Welcome to the first hour of the season finale ofTop Chef, ”Puerto Rico: Part 1,” which I’m officially renaming ”Holy Schnickeys.”
Let’s begin with Lisa’s new ‘do. It was apt that she would get a new haircut, given that we began the season discussing Richard’s and Jen’s wacky fauxhawks. While I’m sure most of you agree with Blais’s assessment that ”I don’t think too many people expected Lisa to be here,” we can at least throw her a bone by saying she looks good (less sloppy), which has hopefully translated over the break into her being able to find her Zen place when things heat up in the kitchen.
Off to the quickfire challenge, where — holy schnickeys — at first glance I mistook Wilo Benet for a bloated Tom Colicchio. Whoops! My bad. No offense to either. As Richard, Stephanie, Lisa, and Antonia cooked up frituras(fried snacks) in an unfamiliar kitchen, Blais almost blaised his eyebrows off with the stove’s flame. Albóndigas (meatballs) with burnt-brow-hair garnish. That would be bad. I will say that I was fiending for Steph’s tostone and Lisa’s chorizo fritter as I took a stab into my salad at home. Watching Top Chef while dining on my usual subpar dinner is getting to me. Tom and Padma: I’d like to go out on a limb and say I’m available to be a guest judge next season (especially if Bourdain is also a guest). Stephanie and Lisa ended up on top in this challenge. The former had said she wasn’t too fond of cooking with plantains, while the latter said she had been practicing during the break. Who won? Well, Stephanie. Why? Because she didn’t take for granted that her familiarity with plantains would translate into victory. I’ll temper that by saying this was her first QFC win; as Padma said, ”Better late than never.”

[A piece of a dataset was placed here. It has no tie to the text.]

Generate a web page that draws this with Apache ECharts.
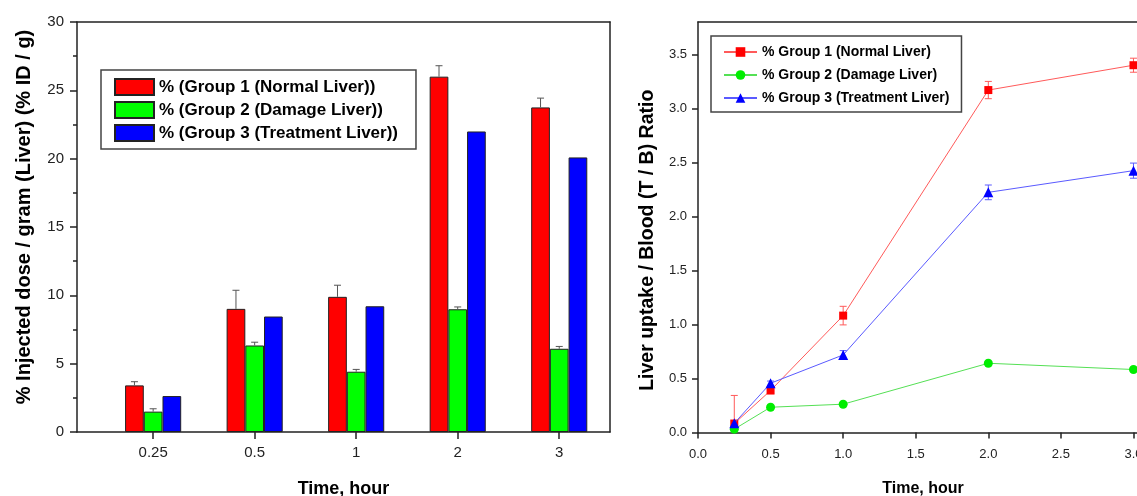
<!DOCTYPE html>
<html><head><meta charset="utf-8">
<script src="https://cdn.jsdelivr.net/npm/echarts@6/dist/echarts.min.js"></script>
<style>html,body{margin:0;padding:0;background:#fff}#c{width:1137px;height:496px}</style>
</head><body><div id="c"></div>
<script>
// ---- Left panel: bar chart ----
const barCategories = ['0.25', '0.5', '1', '2', '3'];
const barGroup1 = [3.41, 9.01, 9.89, 26.0, 23.75];
const barGroup1Err = [0.27, 1.36, 0.85, 0.80, 0.68];
const barGroup2 = [1.49, 6.33, 4.41, 8.98, 6.09];
const barGroup2Err = [0.21, 0.24, 0.17, 0.17, 0.17];
const barGroup3 = [2.63, 8.45, 9.20, 21.99, 20.09];
const barNames = ['% (Group 1 (Normal Liver))', '% (Group 2 (Damage Liver))', '% (Group 3 (Treatment Liver))'];
const barYTicks = [0, 5, 10, 15, 20, 25, 30];

// ---- Right panel: line chart ----
const lineTimes = [0.25, 0.5, 1.0, 2.0, 3.0];
const lineGroup1 = [0.083, 0.389, 1.082, 3.17, 3.40];
const lineGroup1Err = [0.26, 0.03, 0.086, 0.08, 0.065];
const lineGroup2 = [0.031, 0.234, 0.262, 0.641, 0.583];
const lineGroup2Err = [0.01, 0.01, 0.01, 0.01, 0.01];
const lineGroup3 = [0.086, 0.456, 0.718, 2.223, 2.424];
const lineGroup3Err = [0.02, 0.02, 0.04, 0.068, 0.07];
const lineNames = ['% Group 1 (Normal Liver)', '% Group 2 (Damage Liver)', '% Group 3 (Treatment Liver)'];

const FONT = "'Liberation Sans', Arial, sans-serif";
const BAR_W = 18.7;
const AX = '#222';
const catPos = barCategories.map((c, i) => i + 1);

function barErrRender(offsetIdx) {
  return function (params, api) {
    const x = api.value(0), y = api.value(1), e = api.value(2);
    const b = api.coord([x, y]);
    const t = api.coord([x, y + e]);
    const cx = b[0] + offsetIdx * BAR_W;
    const st = { stroke: '#555', lineWidth: 1 };
    return { type: 'group', children: [
      { type: 'line', shape: { x1: cx, y1: b[1], x2: cx, y2: t[1] }, style: st },
      { type: 'line', shape: { x1: cx - 3.5, y1: t[1], x2: cx + 3.5, y2: t[1] }, style: st }
    ]};
  };
}
function lineErrRender(color) {
  return function (params, api) {
    const x = api.value(0), y = api.value(1), e = api.value(2);
    const lo = api.coord([x, y - e]);
    const hi = api.coord([x, y + e]);
    const cx = lo[0];
    const st = { stroke: color, lineWidth: 1 };
    return { type: 'group', children: [
      { type: 'line', shape: { x1: cx, y1: lo[1], x2: cx, y2: hi[1] }, style: st },
      { type: 'line', shape: { x1: cx - 3.5, y1: hi[1], x2: cx + 3.5, y2: hi[1] }, style: st },
      { type: 'line', shape: { x1: cx - 3.5, y1: lo[1], x2: cx + 3.5, y2: lo[1] }, style: st }
    ]};
  };
}

const barColors = ['#ff0000', '#00ff00', '#0000ff'];
const barData = [barGroup1, barGroup2, barGroup3];
const barErr = [barGroup1Err, barGroup2Err, null];
const lineColors = ['#ff0000', '#00ee00', '#0000ff'];
const lineLineColors = ['#ff5a5a', '#55e055', '#5a5aff'];
const lineSymbols = ['rect', 'circle', 'triangle'];
const lineSymbolSizes = [8, 9, 10];
const lineData = [lineGroup1, lineGroup2, lineGroup3];
const lineErr = [lineGroup1Err, lineGroup2Err, lineGroup3Err];

const series = [];
barData.forEach((vals, k) => {
  series.push({
    type: 'bar', name: barNames[k], xAxisIndex: 0, yAxisIndex: 0,
    barWidth: BAR_W, barGap: '0%',
    itemStyle: { color: barColors[k], borderColor: '#222', borderWidth: 1 },
    data: vals.map((v, i) => [catPos[i], v]), z: 2
  });
});
barErr.forEach((errs, k) => {
  if (!errs) return;
  series.push({
    type: 'custom', xAxisIndex: 0, yAxisIndex: 0, z: 3,
    renderItem: barErrRender(k - 1),
    data: errs.map((e, i) => [catPos[i], barData[k][i], e]), silent: true
  });
});
lineErr.forEach((errs, k) => {
  series.push({
    type: 'custom', xAxisIndex: 2, yAxisIndex: 2, z: 1, clip: true,
    renderItem: lineErrRender(lineLineColors[k]),
    data: errs.map((e, i) => [lineTimes[i], lineData[k][i], e]), silent: true
  });
});
lineData.forEach((vals, k) => {
  series.push({
    type: 'line', name: lineNames[k], xAxisIndex: 2, yAxisIndex: 2, z: 2 + k,
    symbol: lineSymbols[k], symbolSize: lineSymbolSizes[k], showAllSymbol: true,
    lineStyle: { color: lineLineColors[k], width: 1 },
    itemStyle: { color: lineColors[k] },
    data: vals.map((v, i) => [lineTimes[i], v])
  });
});

const frameAxis = (extra) => Object.assign({
  type: 'value', axisLine: { show: true, onZero: false, lineStyle: { color: AX, width: 1.5 } },
  axisTick: { show: false }, axisLabel: { show: false }, splitLine: { show: false }
}, extra);

const option = {
  animation: false,
  backgroundColor: '#fff',
  textStyle: { fontFamily: FONT },
  grid: [
    { left: 77, top: 22, width: 533, height: 410, outerBoundsMode: 'none', containLabel: false },
    { left: 698, top: 22, width: 450, height: 410.5, outerBoundsMode: 'none', containLabel: false }
  ],
  legend: [
    {
      data: barNames, orient: 'vertical', left: 101, top: 70,
      icon: 'rect',
      itemWidth: 39, itemHeight: 16, itemGap: 5,
      padding: [8, 18, 7, 13], borderColor: '#444', borderWidth: 1.5,
      textStyle: { fontFamily: FONT, fontWeight: 'bold', fontSize: 17, color: '#000' },
      selectedMode: false
    },
    {
      data: lineNames, orient: 'vertical', left: 711, top: 36,
      itemWidth: 33, itemHeight: 12, itemGap: 9,
      padding: [9, 12, 7, 12], borderColor: '#444', borderWidth: 1.5,
      textStyle: { fontFamily: FONT, fontWeight: 'bold', fontSize: 14, color: '#000' },
      selectedMode: false
    }
  ],
  xAxis: [
    {
      type: 'value', gridIndex: 0, min: 0.25, max: 5.5,
      name: 'Time, hour', nameLocation: 'middle', nameGap: 48,
      nameTextStyle: { fontFamily: FONT, fontWeight: 'bold', fontSize: 18, color: '#000' },
      axisLine: { show: true, onZero: false, lineStyle: { color: AX, width: 1.5 } },
      axisTick: { show: true, length: 7, customValues: catPos, lineStyle: { color: AX, width: 1.5 } },
      axisLabel: { customValues: catPos, margin: 13, fontSize: 15, color: '#222', fontFamily: FONT,
        formatter: v => barCategories[Math.round(v) - 1] },
      splitLine: { show: false }
    },
    frameAxis({ gridIndex: 0, position: 'top', min: 0.25, max: 5.5 }),
    {
      type: 'value', gridIndex: 1, min: 0, max: 3.1, interval: 0.5,
      name: 'Time, hour', nameLocation: 'middle', nameGap: 48,
      nameTextStyle: { fontFamily: FONT, fontWeight: 'bold', fontSize: 16, color: '#000' },
      axisLine: { show: true, onZero: false, lineStyle: { color: AX, width: 1.5 } },
      axisTick: { show: true, length: 6, lineStyle: { color: AX, width: 1.5 } },
      axisLabel: { margin: 15, fontSize: 13, color: '#222', fontFamily: FONT, showMaxLabel: false,
        formatter: v => v.toFixed(1) },
      splitLine: { show: false }
    },
    frameAxis({ gridIndex: 1, position: 'top', min: 0, max: 3.1 })
  ],
  yAxis: [
    {
      type: 'value', gridIndex: 0, min: barYTicks[0], max: barYTicks[barYTicks.length - 1], interval: 5,
      name: '% Injected dose / gram (Liver) (% ID / g)', nameLocation: 'middle', nameGap: 43,
      nameTextStyle: { fontFamily: FONT, fontWeight: 'bold', fontSize: 20, color: '#000', padding: [0, 0, 0, 20] },
      axisLine: { show: true, onZero: false, lineStyle: { color: AX, width: 1.5 } },
      axisTick: { show: true, length: 7, lineStyle: { color: AX, width: 1.5 } },
      minorTick: { show: true, splitNumber: 2, length: 4, lineStyle: { color: AX, width: 1.5 } },
      axisLabel: { margin: 13, fontSize: 15, color: '#222', fontFamily: FONT },
      splitLine: { show: false }
    },
    frameAxis({ gridIndex: 0, position: 'right', min: 0, max: 30 }),
    {
      type: 'value', gridIndex: 1, min: 0, max: 3.8, interval: 0.5,
      name: 'Liver uptake / Blood (T / B) Ratio', nameLocation: 'middle', nameGap: 40,
      nameTextStyle: { fontFamily: FONT, fontWeight: 'bold', fontSize: 19.5, color: '#000', padding: [0, 26, 0, 0] },
      axisLine: { show: true, onZero: false, lineStyle: { color: AX, width: 1.5 } },
      axisTick: { show: true, length: 6, lineStyle: { color: AX, width: 1.5 } },
      axisLabel: { margin: 11, fontSize: 13, color: '#222', fontFamily: FONT, showMaxLabel: false,
        formatter: v => v.toFixed(1) },
      splitLine: { show: false }
    }
  ],
  series: series
};

const chart = echarts.init(document.getElementById('c'), null, { renderer: 'canvas' });
chart.setOption(option);
</script>
</body></html>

Next, Benet and Padma invited the cheftestants to a party in San Juan. It was like, ”Gee, thanks, we finally get to go to a party where we aren’t surprised with having to cook, yet all that’s weighing on our minds is the elimination challenge. Thanks for prolonging the anticipation.” So they ate, they danced, and they stressed. Day 2 took them to La Fortaleza, the private residence of the governor of Puerto Rico. They would be cooking for a garden party of 100 VIPs. ”As I think you learned yesterday, in Puerto Rico, it’s just not a party without a pig,” Colicchio declared with a gleeful smirk while uncovering a whole pig. Dead. Lying there in the shade. Each cheftestant had to butcher a whole porker and produce at least two dishes using two parts of the animal. Holy schnickeys — and I was not the only one who was shocked ad nauseam. ”The challenges have progressively gotten so much harder,” said Antonia. ”I mean when we first get to Chicago, we’re like making a pizza, and now we have like an entire pig. Deep-dish is looking real good right now.” I would like to amend my availability to be a guest judge next season: I can only attend episodes in which I do not have to witness the butchering of the food I am about to eat. Thanks.